そう感じるように作り上げた、鷹森立一監督らの力量は凄いと思う。

5)Gメン部屋にて

帰って来た女刑事のページで書いているが、
Gメン75の歴史の中でも、特筆すべき再会シーンがある。

6)外人バーにて

速水涼子刑事がジル号を連れてBarに入り、ビンに質問をするシーンはカッコイイ。 しかし犬を連れて行ったことが、思わぬ落とし穴になるとは?
犯人もなかなか反応が速い。やるものである。
あのワナは、血が出るくらいだから相当に痛いのだろう。

7)再び平原にて

立花警部のラストのセリフは良かった。
ヘリは、地平線から浮き上がって来るように見え始める時が一番カッコイイ。
映画「ブルーサンダー」が嚆矢だったと聞いた記憶がある。

立花警部と速水涼子刑事はしゃがんだだけだから、2人がどこにいるかは
シャドーマン(小林稔侍)なら判っていたはず。
そこに"銃弾”を打ち込めば良いのだが。


6.吹雪杏子刑事について

速水刑事の主役作品だが、吹雪刑事にも何度かの出番があるのは嬉しい。

ゲストの女刑事の引き立て役として、元SP隊員らしくないミスをするのはファンとして不満があるが、279話に関してはそれほどの不満はない。

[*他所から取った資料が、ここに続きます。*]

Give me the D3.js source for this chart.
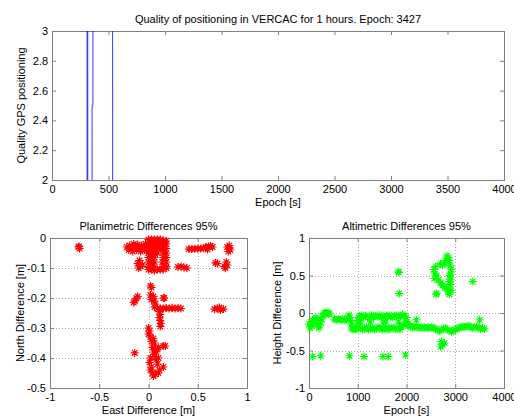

1)隠れ家に、人が来たときに誰だか判らないのに、島谷刑事ではなく
  吹雪刑事が出ている。 普通なら男性刑事だと思うが。

2)吹雪刑事がアルバートの娘ケイトと遊園地で、一日遊ぶ姿はGメンでは
  他に例がなく、そのシーンを与えてくれた事には感謝せざるを得ない。

富士急ハイランドだと思うが、このためにわざわざロケに行ったというのも贅沢な作品ではある。 遊園地のシーンには、DVDの解説で響圭子刑事を演じられた藤田美保子さんもうらやましがられている。

3)ヘリコプターも使った、大掛かりな作品。

正面からはヘリに乗っている中屋警部補らが見えたから、間違いなく実際に乗っている。
吹雪刑事が乗っているシーンもある。 ひょっとしたら中島はるみは始めてのヘリ搭乗ではなかろうか?